Author: Jeff Aguiar
A North Carolina Teaching Fellows alumnus (BFA '01 Theatre Education, University of North Carolina at Greensboro), Jeff Aguiar has been a teaching and performing artist, educator, and administrator of nonprofit organizations and public institutions across this state for the past 25 years. As a scholar, his interest in community building and social justice informs his Ph.D. research in conflict resolution studies (ABD, Nova Southeastern University), which has led him to examine critical issues in peacebuilding, peace education, and arts-based approaches to community development
Jeff is a professional theater practitioner, writer, and storyteller, and enjoys using music and the visual arts for expression. He celebrates his heritage as a Native Hawaiian with Filipino and Chinese roots. His experience as an Asian-American/Native Hawaiian cis-queer man in the American South has fundamentally shaped his belief in the power, purpose, and potential of the arts.
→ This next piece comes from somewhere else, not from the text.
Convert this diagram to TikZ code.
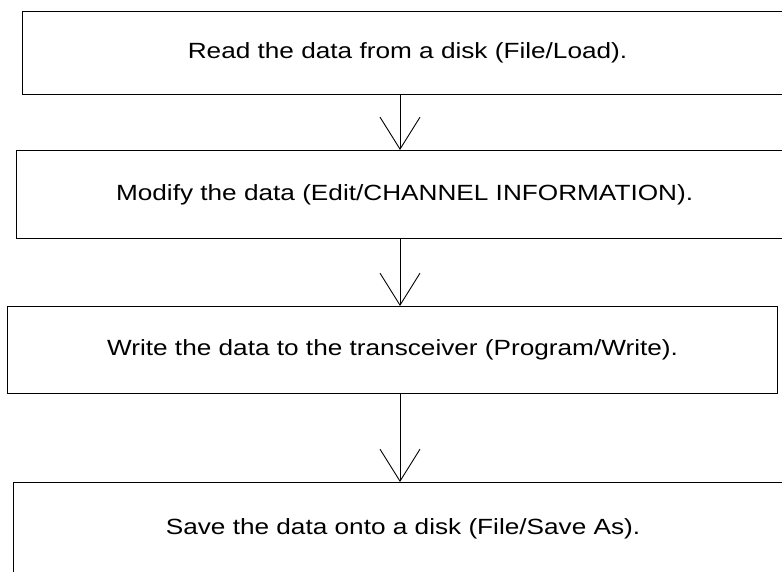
\documentclass[tikz,border=0pt]{standalone}
\usepackage{fontspec}
\setmainfont[FakeStretch=1.19]{Liberation Sans}
\usetikzlibrary{arrows.meta,positioning}

\begin{document}
\begin{tikzpicture}[x=1pt, y=-1pt,
    stepbox/.style={draw, line width=1.1pt, rectangle, anchor=north west,
        inner sep=0pt, font=\fontsize{22}{26}\selectfont},
    flow/.style={-{Straight Barb[length=32pt,width=40pt]}, line width=0.9pt}]
    \useasboundingbox (0,0) rectangle (782,571);
    \clip (0,0) rectangle (782,571);

    % Draw steps
    \node[stepbox, minimum width=770pt, minimum height=83pt] (read) at (22,11)
        {Read the data from a disk (File/Load).};
    \node[stepbox, minimum width=776pt, minimum height=88pt] (modify) at (16,150)
        {Modify the data (Edit/CHANNEL INFORMATION).};
    \node[stepbox, minimum width=770pt, minimum height=87pt] (write) at (7,306)
        {Write the data to the transceiver (Program/Write).};
    \node[stepbox, minimum width=779pt, minimum height=92pt] (save) at (13,482)
        {Save the data onto a disk (File/Save As).};

    % Draw arrows
    \coordinate (col) at (400,0);
    \draw[flow] (read.south -| col) -- (modify.north -| col);
    \draw[flow] (modify.south -| col) -- (write.north -| col);
    \draw[flow] (write.south -| col) -- (save.north -| col);
\end{tikzpicture}
\end{document}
Currently, Jeff is the North Carolina Arts Council’s Theater & Literature Director. In observance of Asian American and Pacific Islander Heritage Month, he has been reflecting lately on the nuanced ways in which migration impacts arts and culture.
I am an actor.
Those four words have been—for decades—difficult to say. Being an actor has always felt about more than doing the work: practicing techniques; developing craft; auditioning; rehearsing; opening a show.
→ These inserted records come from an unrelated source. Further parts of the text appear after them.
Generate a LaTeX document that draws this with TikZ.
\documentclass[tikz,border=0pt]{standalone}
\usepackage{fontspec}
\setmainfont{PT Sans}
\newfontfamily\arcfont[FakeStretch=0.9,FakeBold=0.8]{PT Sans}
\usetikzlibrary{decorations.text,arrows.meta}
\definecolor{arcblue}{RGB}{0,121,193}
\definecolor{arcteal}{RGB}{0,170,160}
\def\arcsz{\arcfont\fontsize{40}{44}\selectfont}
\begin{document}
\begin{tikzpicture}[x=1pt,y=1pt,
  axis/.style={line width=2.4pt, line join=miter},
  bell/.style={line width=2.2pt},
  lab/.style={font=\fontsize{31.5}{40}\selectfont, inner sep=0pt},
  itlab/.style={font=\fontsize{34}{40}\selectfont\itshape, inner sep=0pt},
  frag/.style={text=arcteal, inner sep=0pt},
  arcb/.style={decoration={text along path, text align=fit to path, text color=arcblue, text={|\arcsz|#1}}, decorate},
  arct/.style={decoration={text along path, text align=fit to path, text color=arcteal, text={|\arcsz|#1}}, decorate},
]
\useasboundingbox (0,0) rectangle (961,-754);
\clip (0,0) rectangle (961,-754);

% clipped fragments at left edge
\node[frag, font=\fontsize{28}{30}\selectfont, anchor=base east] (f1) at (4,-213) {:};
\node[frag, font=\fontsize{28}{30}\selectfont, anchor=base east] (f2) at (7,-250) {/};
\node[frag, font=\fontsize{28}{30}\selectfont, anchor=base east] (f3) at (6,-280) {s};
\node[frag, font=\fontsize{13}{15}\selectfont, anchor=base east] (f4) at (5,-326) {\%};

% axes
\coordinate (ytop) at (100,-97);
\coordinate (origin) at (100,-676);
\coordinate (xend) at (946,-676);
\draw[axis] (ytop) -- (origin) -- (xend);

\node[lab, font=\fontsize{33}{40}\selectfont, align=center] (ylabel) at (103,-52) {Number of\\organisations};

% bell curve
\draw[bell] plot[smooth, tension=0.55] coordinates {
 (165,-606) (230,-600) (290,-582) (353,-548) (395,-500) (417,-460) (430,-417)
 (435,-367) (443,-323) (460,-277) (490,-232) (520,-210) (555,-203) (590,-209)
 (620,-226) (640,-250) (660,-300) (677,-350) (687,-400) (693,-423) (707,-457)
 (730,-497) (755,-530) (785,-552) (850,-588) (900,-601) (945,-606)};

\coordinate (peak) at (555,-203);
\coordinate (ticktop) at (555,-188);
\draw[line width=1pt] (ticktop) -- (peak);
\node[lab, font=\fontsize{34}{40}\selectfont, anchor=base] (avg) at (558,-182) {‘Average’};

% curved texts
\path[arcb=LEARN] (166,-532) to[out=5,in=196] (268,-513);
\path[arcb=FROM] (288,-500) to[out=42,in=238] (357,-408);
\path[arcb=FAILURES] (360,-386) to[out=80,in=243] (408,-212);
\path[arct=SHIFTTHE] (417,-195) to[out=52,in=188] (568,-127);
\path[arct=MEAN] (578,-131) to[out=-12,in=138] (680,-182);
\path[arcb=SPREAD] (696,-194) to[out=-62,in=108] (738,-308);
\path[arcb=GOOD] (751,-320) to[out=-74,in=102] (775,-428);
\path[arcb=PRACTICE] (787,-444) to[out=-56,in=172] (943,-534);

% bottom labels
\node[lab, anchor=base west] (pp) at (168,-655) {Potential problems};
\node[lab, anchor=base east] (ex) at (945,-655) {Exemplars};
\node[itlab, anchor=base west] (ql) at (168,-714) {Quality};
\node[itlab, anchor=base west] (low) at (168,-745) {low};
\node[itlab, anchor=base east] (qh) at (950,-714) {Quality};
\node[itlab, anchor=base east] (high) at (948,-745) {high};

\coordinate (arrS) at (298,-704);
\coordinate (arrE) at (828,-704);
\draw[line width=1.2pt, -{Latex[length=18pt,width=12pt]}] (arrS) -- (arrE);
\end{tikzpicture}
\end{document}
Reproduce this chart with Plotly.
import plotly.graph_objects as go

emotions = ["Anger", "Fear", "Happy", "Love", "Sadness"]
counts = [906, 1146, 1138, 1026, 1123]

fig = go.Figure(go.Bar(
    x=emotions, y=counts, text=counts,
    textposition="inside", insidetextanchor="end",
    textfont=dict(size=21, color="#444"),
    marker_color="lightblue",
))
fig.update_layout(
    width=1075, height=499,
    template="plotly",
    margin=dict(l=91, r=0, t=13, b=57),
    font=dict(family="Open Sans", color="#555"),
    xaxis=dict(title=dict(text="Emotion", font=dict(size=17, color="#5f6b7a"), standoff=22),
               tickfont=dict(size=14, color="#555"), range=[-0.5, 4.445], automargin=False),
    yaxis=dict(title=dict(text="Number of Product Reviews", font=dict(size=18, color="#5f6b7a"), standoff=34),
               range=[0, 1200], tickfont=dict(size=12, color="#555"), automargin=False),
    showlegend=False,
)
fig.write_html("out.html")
Being an actor has been a pathway to home.
My earliest memories of performance are of school festivals and cultural activities in Hawaii, where I was born and raised. Performing culture, in front of audiences, was part of my community’s collective activities. Why else do people get together?
In Hawaii at the age of 11, I was cast as the Tin Man in a school production of The Wizard of Oz. I was beginning to practice some techniques that my teacher felt would be of value in the classroom: projection, articulation—that is, speaking loudly and clearly.
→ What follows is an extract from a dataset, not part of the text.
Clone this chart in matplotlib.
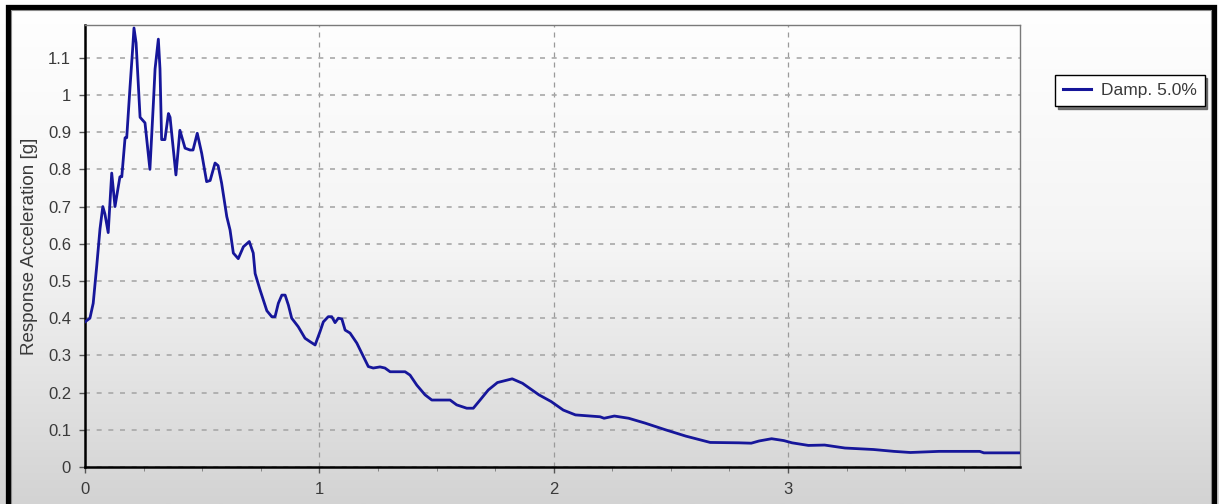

During my rehearsals, about two weeks out from the opening night, my family lost my baby brother due to sudden infant death syndrome (SIDS), also known as crib death. My parents kept me home from school, but I begged to be allowed to participate in just one performance. I assume I felt so strongly about that because I am an actor. Acting was something that took me away from my home life—something that felt closer to my own idea of home.
It's usually difficult for me to understand the power of this experience. It’s only in these kinds of reflections that I see some of its significance. “The show must go on” carries specific meaning—rehearsal is valuable and necessary, and under the auspices of Asian American/Pacific Islander Heritage Month, the stage has always been, at the very least, a home for me.
Ten years after my Wizard of Oz performance, my life in North Carolina’s cultural arts scene began. I accepted a position at a local high school engaging students through language arts and creative writing while also supporting the theater program, which became another version of home during my student teaching. I eventually became the school’s full-time theater teacher, but then was drawn into a freelance career as a theater practitioner. So, I moved beyond the public-school classroom into the studios and rehearsal halls of community arts learning organizations, community theaters, and finally professional theaters, which brought me to membership in the Actors’ Equity Association, the labor union for professional actors and stage managers. All in North Carolina.
As I made a home for myself on the professional stage, my ethnicity and heritage were constantly front and center. In my heart, I wish I could say that was always to good ends, but I now know that home life can be complicated. I needed only to hear a physical description of my appearance as “racially ambiguous” to remember that home may be where the heart is, but it might not always be where I am treated the best.
And yet I stayed.
I kept showing up for auditions, continued to take interviews, and arrived in performance spaces dependable, reliable, and versatile. At the time, I kept convincing myself it was because I loved theater so much that it didn’t matter. Now, I recognize the moments when directors and casting agents—the bulk of them based in or coming from North Carolina—took a risk. They said yes to me and my work. While I might chafe at the idea that casting me is a risk, I can appreciate the artistic risk involved in casting anyone. They believed that my ability as a storyteller was necessary and contributed to their vision—the vision that I, in effect, am an actor in their eyes and that I can still call the stage my home.
With that, there is something to celebrate this month.